Saturday 24 January 2009

My Mother the Teacher

My mother is a teacher. This fact has shaped every aspect of my life . A vague, shadowy memory from early childhood harolds my mother's re-entry into the workplace after having left for nearly five years through two pregnancies. The moment of my mother's return to the classroom is one of those convient childhood memories that actually marks an important moment in one's life (I don't know about the rest of you, but most of my pre-sixth birthday memories are of mundane and frankly unmemorable occurances). From that day forward, I was "the teacher's daughter".

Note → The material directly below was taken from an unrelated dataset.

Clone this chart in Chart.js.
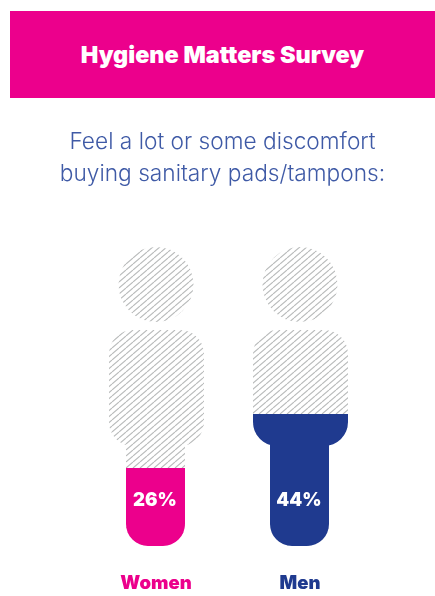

Since my mother taught in the arts and taught locally, nearly every child in our community had class at one point or another with Mama. This was a nightmare for a terribly nerdy little girl who was already different enough without her mother's help. Moreover, I think that at some level it served to awkwardly highlight the socio-cultural differences between my family and our neighbors. In the working class community where I grew up, my parents were the only parents who had gone to college (and grad school as well). Often this fact was used by those around us to explain just about everything about my family. Why my sister wore all black, even in the heat of summer, why I won the school's geography bee but only had on friend, why our lawn contained the sole "Clinton" sign in a sea of "Dole". So as whispers of elitism whirled about us (and by the way this could not have been further from the truth, but that is a different post), Mama sat and taught the gossips children opera. Thanks, there Mama dearest!

But all that is only half, no a quater, of the story about my mother being a teacher. I stand now on the brink of an "academic" career (whatever that means). Soon I will attempt to find employment in a field that really asks two principle activites from its participants: research and teaching. My love of research speaks to the shy, nerdy(I didn't have a date to the prom!) girl I have always been and I imagine I will always be. But I cannot think of teaching without thinking of my mother, thought our disiplines and students could not be further apart. Mama in the classroom was a sight to behold. She was effective, organized, and tender. While she was a wonderful mother, she was not any of these things at home. When I watched my mother teacher, I saw the best parts of her emerge. The parts of her that where natural and real. The parts that had not been formed neither in rebellion against strict, traditional parents nor in response to an overwhelming pressure to conform and be a "good wife and mother". She moved with grace and power. She radiated fun and knowledge. My feminism was born more in watching my mother teach than in listening to her endless lectures on the subject. When my mother taught, I knew that women could be strong, powerful, nuturing, brave, tender, and loving all at the same time. Her students adored her and came to love her subject matter, no matter how elitist it was. My first teacher was often many of her students best teacher.

And so Mama dear, if you are reading this (which I hope you aren't) know that while there are many times I glance in the mirror and see you or comfort a friend and hear you, it is when I am doing what you love to do best that I hope I am most like you.